┌─ Material for the task

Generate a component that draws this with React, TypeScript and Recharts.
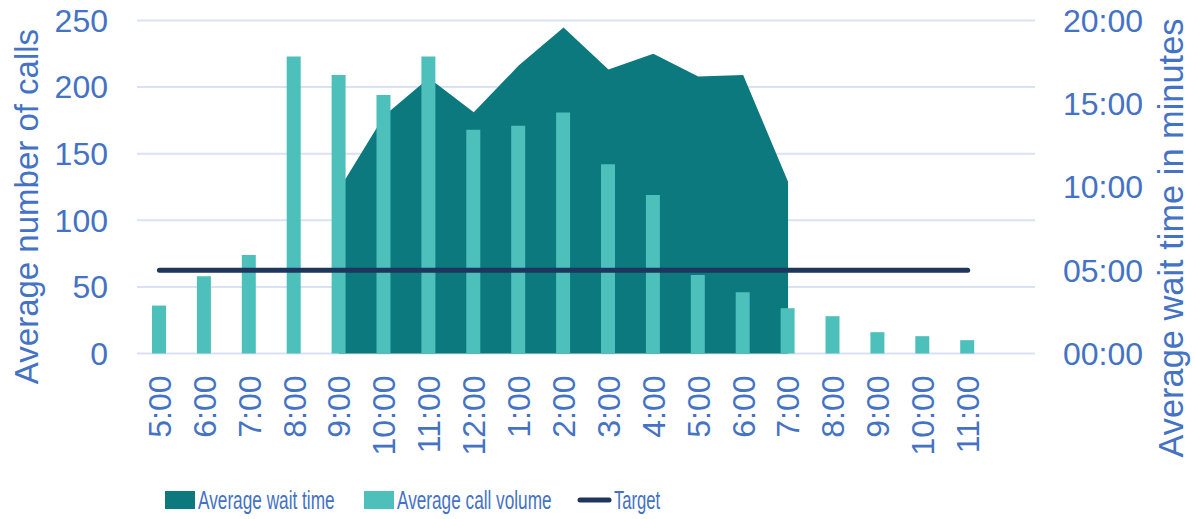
import React from 'react';
import { ComposedChart, Bar, Area, Line, XAxis, YAxis, CartesianGrid, Legend } from 'recharts';

const hours = ['5:00', '6:00', '7:00', '8:00', '9:00', '10:00', '11:00', '12:00', '1:00', '2:00', '3:00', '4:00', '5:00', '6:00', '7:00', '8:00', '9:00', '10:00', '11:00', ''];
const callVolume = [36, 58, 74, 223, 209, 194, 223, 168, 171, 181, 142, 119, 59, 46, 34, 28, 16, 13, 10, null];
const waitMinutes = [null, null, null, null, 9.85, 14.27, 16.55, 14.49, 17.29, 19.58, 17.05, 18.0, 16.63, 16.72, 10.32, null, null, null, null, null];
const targetMinutes = [5, 5, 5, 5, 5, 5, 5, 5, 5, 5, 5, 5, 5, 5, 5, 5, 5, 5, 5, null];
const callTicks = [0, 50, 100, 150, 200, 250];
const waitTicks = [0, 5, 10, 15, 20];

const data = hours.map((h, i) => ({
  key: i,
  hour: h,
  calls: callVolume[i],
  wait: waitMinutes[i],
  target: targetMinutes[i],
}));

const BLUE = '#4472C4';
const AREA = '#0B797D';
const BAR = '#4DC0BB';
const NAVY = '#1E355E';
const GRID = '#D9E2F3';
const FONT = '"Liberation Sans", Arial, sans-serif';

const fmtMin = (v: number) => `${String(v).padStart(2, '0')}:00`;

const XTick = (props: any) => {
  const { x, y, payload } = props;
  return (
    <text
      x={x}
      y={y}
      transform={`rotate(-90, ${x}, ${y})`}
      textAnchor="end"
      dy="0.355em"
      fill={BLUE}
      fontSize={32}
      fontFamily={FONT}
    >
      {hours[payload.index] ?? payload.value}
    </text>
  );
};

const LegendText = ({ x, label, sx }: { x: number; label: string; sx: number }) => (
  <text
    transform={`translate(${x}, 30) scale(${sx}, 1)`}
    x={0}
    y={0}
    fill={BLUE}
    fontSize={26}
    fontFamily={FONT}
  >
    {label}
  </text>
);

const LegendContent = () => (
  <svg width={1195} height={40} style={{ display: 'block' }}>
    <rect x={165} y={12} width={30} height={18} fill={AREA} />
    <LegendText x={198} label="Average wait time" sx={0.663} />
    <rect x={364} y={12} width={30} height={18} fill={BAR} />
    <LegendText x={397} label="Average call volume" sx={0.662} />
    <line x1={580} y1={21} x2={609} y2={21} stroke={NAVY} strokeWidth={5} strokeLinecap="round" />
    <LegendText x={614} label="Target" sx={0.64} />
  </svg>
);

export default function App() {
  return (
    <div style={{ position: 'absolute', left: 0, top: 0, width: 1195, height: 519, background: '#fff' }}>
      <ComposedChart
        width={1195}
        height={519}
        data={data}
        margin={{ top: 20.5, right: 0, bottom: 0, left: 0 }}
        barCategoryGap={0}
      >
        <CartesianGrid horizontal vertical={false} stroke={GRID} strokeWidth={2} yAxisId="left" />
        <XAxis
          dataKey="key"
          type="category"
          interval={0}
          tickLine={false}
          axisLine={false}
          tickSize={0}
          tickMargin={22}
          height={125.5}
          tick={<XTick />}
        />
        <YAxis
          yAxisId="left"
          orientation="left"
          domain={[0, 250]}
          ticks={callTicks}
          width={137}
          tickLine={false}
          axisLine={false}
          tickSize={0}
          tickMargin={29}
          tick={{ fill: BLUE, fontSize: 32, fontFamily: FONT }}
          label={{
            content: () => (
              <text
                x={38}
                y={206.5}
                transform="rotate(-90, 38, 206.5)"
                textAnchor="middle"
                fill={BLUE}
                fontSize={33}
                fontFamily={FONT}
              >
                Average number of calls
              </text>
            ),
          }}
        />
        <YAxis
          yAxisId="right"
          orientation="right"
          domain={[0, 20]}
          ticks={waitTicks}
          width={160}
          tickLine={false}
          axisLine={false}
          tickSize={0}
          tickMargin={28}
          tickFormatter={fmtMin}
          tick={{ fill: BLUE, fontSize: 32, fontFamily: FONT }}
          label={{
            content: () => (
              <text
                x={1183}
                y={238}
                transform="rotate(-90, 1183, 238)"
                textAnchor="middle"
                fill={BLUE}
                fontSize={34.4}
                fontFamily={FONT}
              >
                Average wait time in minutes
              </text>
            ),
          }}
        />
        <Area
          yAxisId="right"
          dataKey="wait"
          type="linear"
          fill={AREA}
          fillOpacity={1}
          stroke="none"
          isAnimationActive={false}
          name="Average wait time"
        />
        <Bar
          yAxisId="left"
          dataKey="calls"
          fill={BAR}
          barSize={14}
          isAnimationActive={false}
          name="Average call volume"
        />
        <Line
          yAxisId="right"
          dataKey="target"
          type="linear"
          stroke={NAVY}
          strokeWidth={5}
          strokeLinecap="round"
          dot={false}
          activeDot={false}
          isAnimationActive={false}
          name="Target"
        />
        <Legend
          verticalAlign="bottom"
          align="left"
          height={40}
          wrapperStyle={{ left: 0, width: 1195, height: 40 }}
          content={<LegendContent />}
        />
      </ComposedChart>
    </div>
  );
}
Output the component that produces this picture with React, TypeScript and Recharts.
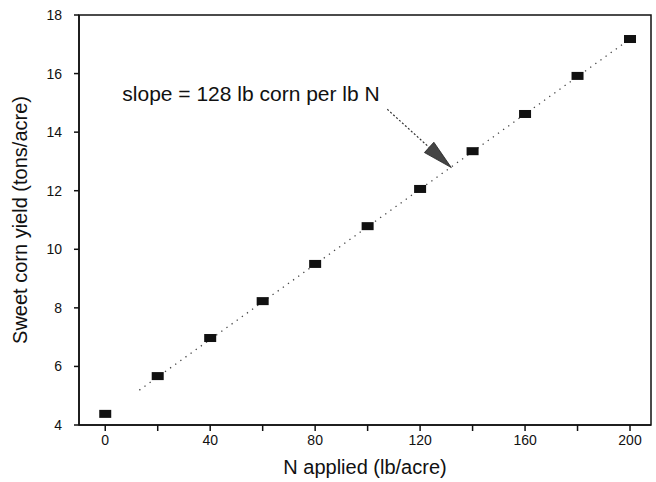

└─

Leave out the pictures and transcribe everything else exactly.

Written reply >>
Generate a component that draws this with React, TypeScript and Recharts.
import React from 'react';
import { ComposedChart, Bar, Area, Line, XAxis, YAxis, CartesianGrid, Legend } from 'recharts';

const hours = ['5:00', '6:00', '7:00', '8:00', '9:00', '10:00', '11:00', '12:00', '1:00', '2:00', '3:00', '4:00', '5:00', '6:00', '7:00', '8:00', '9:00', '10:00', '11:00', ''];
const callVolume = [36, 58, 74, 223, 209, 194, 223, 168, 171, 181, 142, 119, 59, 46, 34, 28, 16, 13, 10, null];
const waitMinutes = [null, null, null, null, 9.85, 14.27, 16.55, 14.49, 17.29, 19.58, 17.05, 18.0, 16.63, 16.72, 10.32, null, null, null, null, null];
const targetMinutes = [5, 5, 5, 5, 5, 5, 5, 5, 5, 5, 5, 5, 5, 5, 5, 5, 5, 5, 5, null];
const callTicks = [0, 50, 100, 150, 200, 250];
const waitTicks = [0, 5, 10, 15, 20];

const data = hours.map((h, i) => ({
  key: i,
  hour: h,
  calls: callVolume[i],
  wait: waitMinutes[i],
  target: targetMinutes[i],
}));

const BLUE = '#4472C4';
const AREA = '#0B797D';
const BAR = '#4DC0BB';
const NAVY = '#1E355E';
const GRID = '#D9E2F3';
const FONT = '"Liberation Sans", Arial, sans-serif';

const fmtMin = (v: number) => `${String(v).padStart(2, '0')}:00`;

const XTick = (props: any) => {
  const { x, y, payload } = props;
  return (
    <text
      x={x}
      y={y}
      transform={`rotate(-90, ${x}, ${y})`}
      textAnchor="end"
      dy="0.355em"
      fill={BLUE}
      fontSize={32}
      fontFamily={FONT}
    >
      {hours[payload.index] ?? payload.value}
    </text>
  );
};

const LegendText = ({ x, label, sx }: { x: number; label: string; sx: number }) => (
  <text
    transform={`translate(${x}, 30) scale(${sx}, 1)`}
    x={0}
    y={0}
    fill={BLUE}
    fontSize={26}
    fontFamily={FONT}
  >
    {label}
  </text>
);

const LegendContent = () => (
  <svg width={1195} height={40} style={{ display: 'block' }}>
    <rect x={165} y={12} width={30} height={18} fill={AREA} />
    <LegendText x={198} label="Average wait time" sx={0.663} />
    <rect x={364} y={12} width={30} height={18} fill={BAR} />
    <LegendText x={397} label="Average call volume" sx={0.662} />
    <line x1={580} y1={21} x2={609} y2={21} stroke={NAVY} strokeWidth={5} strokeLinecap="round" />
    <LegendText x={614} label="Target" sx={0.64} />
  </svg>
);

export default function App() {
  return (
    <div style={{ position: 'absolute', left: 0, top: 0, width: 1195, height: 519, background: '#fff' }}>
      <ComposedChart
        width={1195}
        height={519}
        data={data}
        margin={{ top: 20.5, right: 0, bottom: 0, left: 0 }}
        barCategoryGap={0}
      >
        <CartesianGrid horizontal vertical={false} stroke={GRID} strokeWidth={2} yAxisId="left" />
        <XAxis
          dataKey="key"
          type="category"
          interval={0}
          tickLine={false}
          axisLine={false}
          tickSize={0}
          tickMargin={22}
          height={125.5}
          tick={<XTick />}
        />
        <YAxis
          yAxisId="left"
          orientation="left"
          domain={[0, 250]}
          ticks={callTicks}
          width={137}
          tickLine={false}
          axisLine={false}
          tickSize={0}
          tickMargin={29}
          tick={{ fill: BLUE, fontSize: 32, fontFamily: FONT }}
          label={{
            content: () => (
              <text
                x={38}
                y={206.5}
                transform="rotate(-90, 38, 206.5)"
                textAnchor="middle"
                fill={BLUE}
                fontSize={33}
                fontFamily={FONT}
              >
                Average number of calls
              </text>
            ),
          }}
        />
        <YAxis
          yAxisId="right"
          orientation="right"
          domain={[0, 20]}
          ticks={waitTicks}
          width={160}
          tickLine={false}
          axisLine={false}
          tickSize={0}
          tickMargin={28}
          tickFormatter={fmtMin}
          tick={{ fill: BLUE, fontSize: 32, fontFamily: FONT }}
          label={{
            content: () => (
              <text
                x={1183}
                y={238}
                transform="rotate(-90, 1183, 238)"
                textAnchor="middle"
                fill={BLUE}
                fontSize={34.4}
                fontFamily={FONT}
              >
                Average wait time in minutes
              </text>
            ),
          }}
        />
        <Area
          yAxisId="right"
          dataKey="wait"
          type="linear"
          fill={AREA}
          fillOpacity={1}
          stroke="none"
          isAnimationActive={false}
          name="Average wait time"
        />
        <Bar
          yAxisId="left"
          dataKey="calls"
          fill={BAR}
          barSize={14}
          isAnimationActive={false}
          name="Average call volume"
        />
        <Line
          yAxisId="right"
          dataKey="target"
          type="linear"
          stroke={NAVY}
          strokeWidth={5}
          strokeLinecap="round"
          dot={false}
          activeDot={false}
          isAnimationActive={false}
          name="Target"
        />
        <Legend
          verticalAlign="bottom"
          align="left"
          height={40}
          wrapperStyle={{ left: 0, width: 1195, height: 40 }}
          content={<LegendContent />}
        />
      </ComposedChart>
    </div>
  );
}
Output the component that produces this picture with React, TypeScript and Recharts.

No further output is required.